Hamilton won again in Canada to lead the series, before Webber channelled anger at having a new front wing handed to Vettel by winning at Silverstone – "Not bad for a No 2 driver," he said.



So what of Alonso, he's been uncharacteristically quiet?

Ferrari had been well off the pace early in the season, but hit back in Germany as Alonso was handed the win – "OK, so, Fernando is faster than you," the Ferrari race engineer, Rob Smedley, told Alonso's team-mate, Felipe Massa. "Can you confirm you understood that message?" Massa grudgingly moved aside to let his team-mate take victory. The dual champion was back in the hunt.

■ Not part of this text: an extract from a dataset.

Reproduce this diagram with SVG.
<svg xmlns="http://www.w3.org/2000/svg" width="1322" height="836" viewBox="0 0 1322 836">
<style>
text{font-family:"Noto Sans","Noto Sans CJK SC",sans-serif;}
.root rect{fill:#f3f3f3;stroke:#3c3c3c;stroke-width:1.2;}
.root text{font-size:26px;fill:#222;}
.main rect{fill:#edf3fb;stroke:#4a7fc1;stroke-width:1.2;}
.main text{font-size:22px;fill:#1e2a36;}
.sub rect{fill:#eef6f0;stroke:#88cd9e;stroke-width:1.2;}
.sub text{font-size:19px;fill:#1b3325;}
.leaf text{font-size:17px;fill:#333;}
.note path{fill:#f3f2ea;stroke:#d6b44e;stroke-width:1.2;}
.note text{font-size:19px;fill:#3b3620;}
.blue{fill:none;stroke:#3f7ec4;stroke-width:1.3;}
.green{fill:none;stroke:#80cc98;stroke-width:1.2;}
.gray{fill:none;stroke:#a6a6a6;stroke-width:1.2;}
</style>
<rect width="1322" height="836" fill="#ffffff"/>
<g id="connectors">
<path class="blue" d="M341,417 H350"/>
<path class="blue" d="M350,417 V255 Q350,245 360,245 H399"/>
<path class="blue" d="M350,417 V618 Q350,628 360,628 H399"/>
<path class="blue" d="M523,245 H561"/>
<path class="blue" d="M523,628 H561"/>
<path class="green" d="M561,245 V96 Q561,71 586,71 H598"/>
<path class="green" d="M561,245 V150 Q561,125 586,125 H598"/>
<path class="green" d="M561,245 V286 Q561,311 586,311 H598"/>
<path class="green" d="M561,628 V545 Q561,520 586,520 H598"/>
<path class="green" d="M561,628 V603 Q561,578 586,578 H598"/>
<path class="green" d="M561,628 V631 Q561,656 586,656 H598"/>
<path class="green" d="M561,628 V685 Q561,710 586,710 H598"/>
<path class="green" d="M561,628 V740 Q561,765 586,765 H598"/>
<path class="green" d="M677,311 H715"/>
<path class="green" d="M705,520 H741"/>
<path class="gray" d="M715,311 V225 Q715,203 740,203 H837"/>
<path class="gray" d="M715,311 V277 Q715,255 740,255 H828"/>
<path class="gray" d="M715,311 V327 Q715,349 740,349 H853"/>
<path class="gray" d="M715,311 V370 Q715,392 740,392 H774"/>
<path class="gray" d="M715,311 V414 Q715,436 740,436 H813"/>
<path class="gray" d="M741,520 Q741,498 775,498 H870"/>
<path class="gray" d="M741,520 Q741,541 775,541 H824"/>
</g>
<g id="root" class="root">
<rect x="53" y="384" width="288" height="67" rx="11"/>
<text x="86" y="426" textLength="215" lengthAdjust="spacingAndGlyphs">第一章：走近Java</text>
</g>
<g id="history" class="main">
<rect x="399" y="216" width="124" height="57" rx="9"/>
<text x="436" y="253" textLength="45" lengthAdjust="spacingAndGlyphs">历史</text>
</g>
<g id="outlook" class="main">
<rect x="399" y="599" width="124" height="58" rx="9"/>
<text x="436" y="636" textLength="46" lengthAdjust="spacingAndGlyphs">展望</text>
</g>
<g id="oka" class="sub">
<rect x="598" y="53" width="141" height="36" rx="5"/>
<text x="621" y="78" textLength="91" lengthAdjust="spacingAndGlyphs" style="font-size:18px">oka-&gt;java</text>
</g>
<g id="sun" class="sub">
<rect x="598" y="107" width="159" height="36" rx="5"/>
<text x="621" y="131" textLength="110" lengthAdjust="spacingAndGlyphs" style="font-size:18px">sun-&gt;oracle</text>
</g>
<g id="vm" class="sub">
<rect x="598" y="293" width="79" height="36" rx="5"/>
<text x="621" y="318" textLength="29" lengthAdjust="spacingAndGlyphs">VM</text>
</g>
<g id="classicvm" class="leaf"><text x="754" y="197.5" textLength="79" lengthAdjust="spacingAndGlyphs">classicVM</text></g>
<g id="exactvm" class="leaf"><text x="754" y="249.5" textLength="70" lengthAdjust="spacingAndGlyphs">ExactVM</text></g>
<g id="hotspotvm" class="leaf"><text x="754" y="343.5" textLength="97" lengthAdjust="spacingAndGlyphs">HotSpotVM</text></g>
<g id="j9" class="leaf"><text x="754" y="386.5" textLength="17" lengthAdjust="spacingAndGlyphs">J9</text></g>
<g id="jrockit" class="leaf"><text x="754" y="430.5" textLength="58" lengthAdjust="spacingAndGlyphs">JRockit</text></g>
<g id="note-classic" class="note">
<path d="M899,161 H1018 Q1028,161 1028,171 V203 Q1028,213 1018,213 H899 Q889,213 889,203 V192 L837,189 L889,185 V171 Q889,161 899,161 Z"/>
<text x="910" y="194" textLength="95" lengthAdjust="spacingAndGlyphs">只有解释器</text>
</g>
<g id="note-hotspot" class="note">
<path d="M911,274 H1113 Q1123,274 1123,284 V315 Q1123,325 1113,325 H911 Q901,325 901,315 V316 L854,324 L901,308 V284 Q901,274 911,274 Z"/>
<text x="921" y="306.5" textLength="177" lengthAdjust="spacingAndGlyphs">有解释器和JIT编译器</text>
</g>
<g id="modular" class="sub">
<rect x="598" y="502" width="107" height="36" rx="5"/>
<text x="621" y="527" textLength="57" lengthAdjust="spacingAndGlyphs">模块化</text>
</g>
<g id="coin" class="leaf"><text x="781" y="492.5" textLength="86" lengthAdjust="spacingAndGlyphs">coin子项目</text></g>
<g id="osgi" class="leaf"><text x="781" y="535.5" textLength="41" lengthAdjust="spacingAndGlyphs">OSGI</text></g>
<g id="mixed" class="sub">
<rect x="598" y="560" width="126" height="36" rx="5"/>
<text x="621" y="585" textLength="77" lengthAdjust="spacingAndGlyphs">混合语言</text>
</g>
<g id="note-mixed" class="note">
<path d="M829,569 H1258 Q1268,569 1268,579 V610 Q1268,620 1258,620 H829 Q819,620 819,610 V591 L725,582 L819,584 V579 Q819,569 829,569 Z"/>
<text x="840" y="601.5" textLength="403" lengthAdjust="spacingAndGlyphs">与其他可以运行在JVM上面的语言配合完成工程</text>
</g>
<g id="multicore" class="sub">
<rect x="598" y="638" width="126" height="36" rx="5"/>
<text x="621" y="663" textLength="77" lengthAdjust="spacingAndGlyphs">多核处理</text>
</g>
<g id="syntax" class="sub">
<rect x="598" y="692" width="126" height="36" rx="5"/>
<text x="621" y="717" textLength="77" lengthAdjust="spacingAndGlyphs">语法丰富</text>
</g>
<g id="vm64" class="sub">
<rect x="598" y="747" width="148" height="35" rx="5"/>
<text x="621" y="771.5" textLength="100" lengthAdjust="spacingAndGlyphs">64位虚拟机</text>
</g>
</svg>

Webber won again in Hungary, Hamilton in Belgium, but thereafter it was Alonso v Vettel. The Spaniard won in Singapore, Vettel in Japan. The German was on target in Korea too, where Webber lost the points lead after a self-inflicted, race-ending spin, but the Red Bull's Renault engine failure handed the race and the points lead to Alonso. A Red Bull one-two in Brazil set up the denouement, but the management's refusal to ask Vettel to hand a win to Webber seriously compromised the Australian's flagging chances, conversely increasing the likelihood of Alonso being crowned again.

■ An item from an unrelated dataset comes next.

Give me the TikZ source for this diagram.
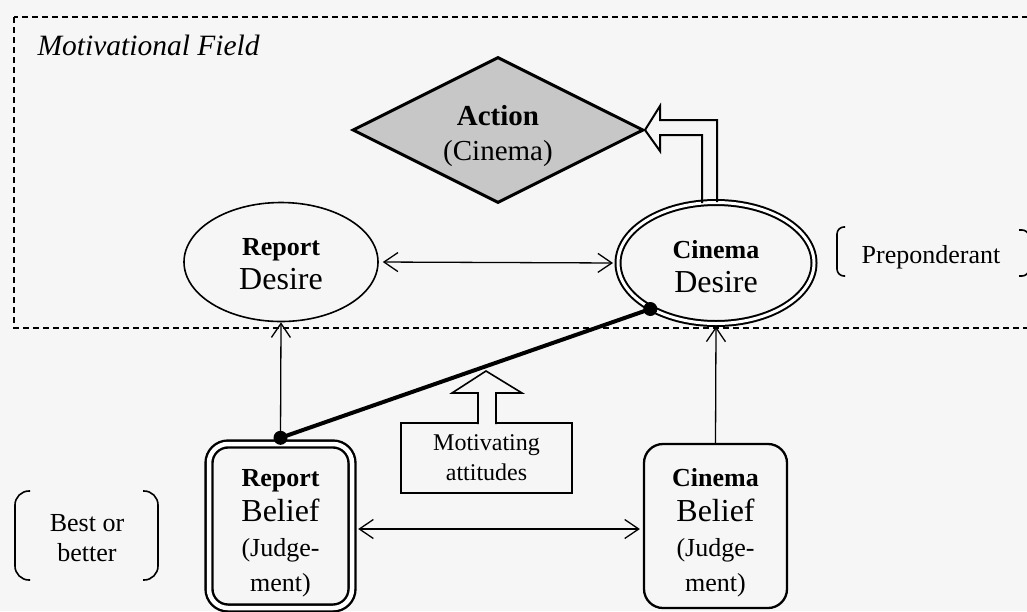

Weren't we supposed to be talking about another German?

Yesterday in Abu Dhabi, Michael Schumacher capped an often embarrassing comeback season with a driving error. Mercedes, the rebranded Brawn team that won the title last year, lest we forget, flopped. And the only Schuey of old we saw was the return of his brutal track manners against Rubens Barrichello in Hungary. It was somehow symbolic of the passing of the flame that, as Schumacher exited ignominiously at Yas Marina, his brilliant young compatriot Vettel rose to the occasion to assume his mantle in style.